STORED DATA
━━━━━━━━━━━━━━━━━━━━━━━━━━━━━━

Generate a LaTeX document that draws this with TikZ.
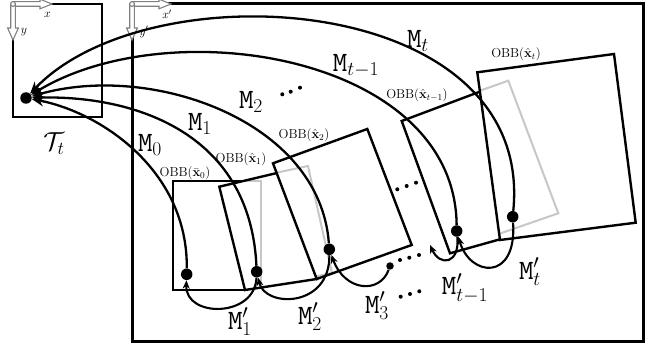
\RequirePackage{fix-cm}
\documentclass[tikz,border=0pt]{standalone}
\usepackage{amsmath}
\usetikzlibrary{arrows.meta}
\begin{document}
\begin{tikzpicture}[x=1pt,y=-1pt,
  frame/.style={draw=black, line width=2.4pt},
  obb/.style={draw=black, line width=2.4pt, line join=miter},
  ghost/.style={draw=black!22, line width=2pt},
  bigdot/.style={circle, fill=black, inner sep=0pt, minimum size=11.5pt},
  smalldot/.style={circle, fill=black, inner sep=0pt, minimum size=7.5pt},
  mcurve/.style={line width=2.3pt, -{Stealth[length=12pt,width=10pt]}},
  mpcurve/.style={line width=2.1pt, -{Stealth[length=8.5pt,width=7pt]}},
  mlabel/.style={font=\fontsize{28}{32}\selectfont, inner sep=0pt},
  obblabel/.style={font=\fontsize{13}{15}\selectfont, inner sep=0pt},
  axlabel/.style={font=\fontsize{12}{14}\selectfont, inner sep=0pt},
  axarrow/.style={fill=white, draw=black!50, line width=1.1pt},
  axes/.pic={
    \path[axarrow] (0,-2.3) -- (27,-2.3) -- (27,-4.8) -- (39,0) -- (27,4.8) -- (27,2.3) -- (0,2.3) -- cycle;
    \path[axarrow] (-2.3,0) -- (-2.3,24) -- (-5.4,24) -- (0,36) -- (5.4,24) -- (2.3,24) -- (2.3,0) -- cycle;
    \path[axarrow] (0,0) circle (2.4);
  }
]
\useasboundingbox (0,0) rectangle (665,350);

% frames
\draw[frame] (13,4) rectangle (102,117);
\draw[frame, line width=3pt] (132,4) rectangle (643,341);

% box 0
\fill[white] (173,181) rectangle (247,290);
\draw[obb] (173,181) rectangle (247,290);

% box 1
\fill[white] (219.3,186.7) -- (298,168) -- (316.7,279) -- (245,290) -- cycle;
\begin{scope}
  \clip (219.3,186.7) -- (298,168) -- (316.7,279) -- (245,290) -- cycle;
  \draw[ghost] (185,181) rectangle (261,290);
\end{scope}
\draw[obb] (219.3,186.7) -- (298,168) -- (316.7,279) -- (245,290) -- cycle;

% box 2
\fill[white] (273,163.3) -- (367.3,129) -- (411.7,245) -- (316.7,279) -- cycle;
\begin{scope}
  \clip (273,163.3) -- (367.3,129) -- (411.7,245) -- (316.7,279) -- cycle;
  \draw[ghost] (228,183) -- (308,166) -- (332,273) -- (252,290) -- cycle;
\end{scope}
\draw[obb] (273,163.3) -- (367.3,129) -- (411.7,245) -- (316.7,279) -- cycle;

% box t-1
\fill[white] (401.7,121) -- (495,86) -- (545,226.7) -- (450,253.3) -- cycle;
\draw[obb] (401.7,121) -- (495,86) -- (545,226.7) -- (450,253.3) -- cycle;

% box t
\fill[white] (477.3,72.3) -- (614,54) -- (635.7,222.7) -- (500,240) -- cycle;
\begin{scope}
  \clip (477.3,72.3) -- (614,54) -- (635.7,222.7) -- (500,240) -- cycle;
  \draw[ghost] (414,114) -- (508.3,80.7) -- (558.3,213.3) -- (464,246) -- cycle;
\end{scope}
\draw[obb] (477.3,72.3) -- (614,54) -- (635.7,222.7) -- (500,240) -- cycle;

% axes
\pic at (13,4) {axes};
\pic at (132,4) {axes};
\node[axlabel] (ax) at (47.5,14.5) {$x$};
\node[axlabel] (ay) at (24,32) {$y$};
\node[axlabel] (axp) at (167,14) {$x'$};
\node[axlabel] (ayp) at (144,32) {$y'$};

% dots
\node[bigdot] (dT) at (26,98) {};
\node[bigdot] (d0) at (186.7,274.3) {};
\node[bigdot] (d1) at (256.7,271.7) {};
\node[bigdot] (d2) at (329.3,249.3) {};
\node[smalldot] (d3) at (390,266) {};
\node[bigdot] (dtm) at (456.7,231) {};
\node[bigdot] (dt) at (512.7,216.7) {};
\coordinate (free) at (430,245);

% M curves
\draw[mcurve] (d0) .. controls (188,170) and (100,112) .. (dT);
\draw[mcurve] (d1) .. controls (250,130) and (130,95) .. (dT);
\draw[mcurve] (d2) .. controls (320,120) and (150,62) .. (dT);
\draw[mcurve] (dtm) .. controls (455,55) and (170,10) .. (dT);
\draw[mcurve] (dt) .. controls (535,-8) and (150,-32) .. (dT);

% M' curves
\draw[mpcurve] (d1) .. controls (255,318) and (185,318) .. (d0);
\draw[mpcurve] (d2) .. controls (330,308) and (265,308) .. (d1);
\draw[mpcurve] (d3) .. controls (380,294) and (345,292) .. (d2);
\draw[mpcurve] (dtm) .. controls (460,264) and (440,267) .. (free);
\draw[mpcurve] (dt) .. controls (517,282) and (470,277) .. (dtm);

% ellipsis dots
\foreach \p in {(282.3,94.3),(290.7,91.7),(300,87.7),
                (397.3,189.3),(406.7,186),(416,182.7),
                (400,260),(409.3,257.7),(419,255),
                (400.7,296.7),(410,294),(419.3,291.3)}
  \fill \p circle (2);

% labels
\node[font=\fontsize{26}{30}\selectfont, inner sep=0pt] (lT) at (54,144) {$\mathcal{T}_t$};
\node[mlabel] (lM0) at (150,145) {$\mathtt{M}_0$};
\node[mlabel] (lM1) at (200,124) {$\mathtt{M}_1$};
\node[mlabel] (lM2) at (251,102) {$\mathtt{M}_2$};
\node[mlabel] (lMtm) at (356,66) {$\mathtt{M}_{t-1}$};
\node[mlabel] (lMt) at (418,41) {$\mathtt{M}_t$};
\node[mlabel] (lP1) at (240,322) {$\mathtt{M}'_1$};
\node[mlabel] (lP2) at (310,317) {$\mathtt{M}'_2$};
\node[mlabel] (lP3) at (377,306) {$\mathtt{M}'_3$};
\node[mlabel] (lPtm) at (465,288) {$\mathtt{M}'_{t-1}$};
\node[mlabel] (lPt) at (530,272) {$\mathtt{M}'_t$};

\node[obblabel] (o0) at (185,173) {$\mathrm{OBB}(\bar{\mathbf{x}}_0)$};
\node[obblabel] (o1) at (241,159) {$\mathrm{OBB}(\hat{\mathbf{x}}_1)$};
\node[obblabel] (o2) at (304,135) {$\mathrm{OBB}(\hat{\mathbf{x}}_2)$};
\node[obblabel] (otm) at (417,95) {$\mathrm{OBB}(\hat{\mathbf{x}}_{t-1})$};
\node[obblabel] (ot) at (516,54) {$\mathrm{OBB}(\hat{\mathbf{x}}_t)$};
\end{tikzpicture}
\end{document}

━━━━━━━━━━━━━━━━━━━━━━━━━━━━━━

EXERCISE BRIEF
Exactly restate the lines from the beginning of the data through the line with "(0,0) rectangle (665,350);", and no others, keeping pictures out.

EXERCISE SOLUTION
Generate a LaTeX document that draws this with TikZ.
\RequirePackage{fix-cm}
\documentclass[tikz,border=0pt]{standalone}
\usepackage{amsmath}
\usetikzlibrary{arrows.meta}
\begin{document}
\begin{tikzpicture}[x=1pt,y=-1pt,
  frame/.style={draw=black, line width=2.4pt},
  obb/.style={draw=black, line width=2.4pt, line join=miter},
  ghost/.style={draw=black!22, line width=2pt},
  bigdot/.style={circle, fill=black, inner sep=0pt, minimum size=11.5pt},
  smalldot/.style={circle, fill=black, inner sep=0pt, minimum size=7.5pt},
  mcurve/.style={line width=2.3pt, -{Stealth[length=12pt,width=10pt]}},
  mpcurve/.style={line width=2.1pt, -{Stealth[length=8.5pt,width=7pt]}},
  mlabel/.style={font=\fontsize{28}{32}\selectfont, inner sep=0pt},
  obblabel/.style={font=\fontsize{13}{15}\selectfont, inner sep=0pt},
  axlabel/.style={font=\fontsize{12}{14}\selectfont, inner sep=0pt},
  axarrow/.style={fill=white, draw=black!50, line width=1.1pt},
  axes/.pic={
    \path[axarrow] (0,-2.3) -- (27,-2.3) -- (27,-4.8) -- (39,0) -- (27,4.8) -- (27,2.3) -- (0,2.3) -- cycle;
    \path[axarrow] (-2.3,0) -- (-2.3,24) -- (-5.4,24) -- (0,36) -- (5.4,24) -- (2.3,24) -- (2.3,0) -- cycle;
    \path[axarrow] (0,0) circle (2.4);
  }
]
\useasboundingbox (0,0) rectangle (665,350);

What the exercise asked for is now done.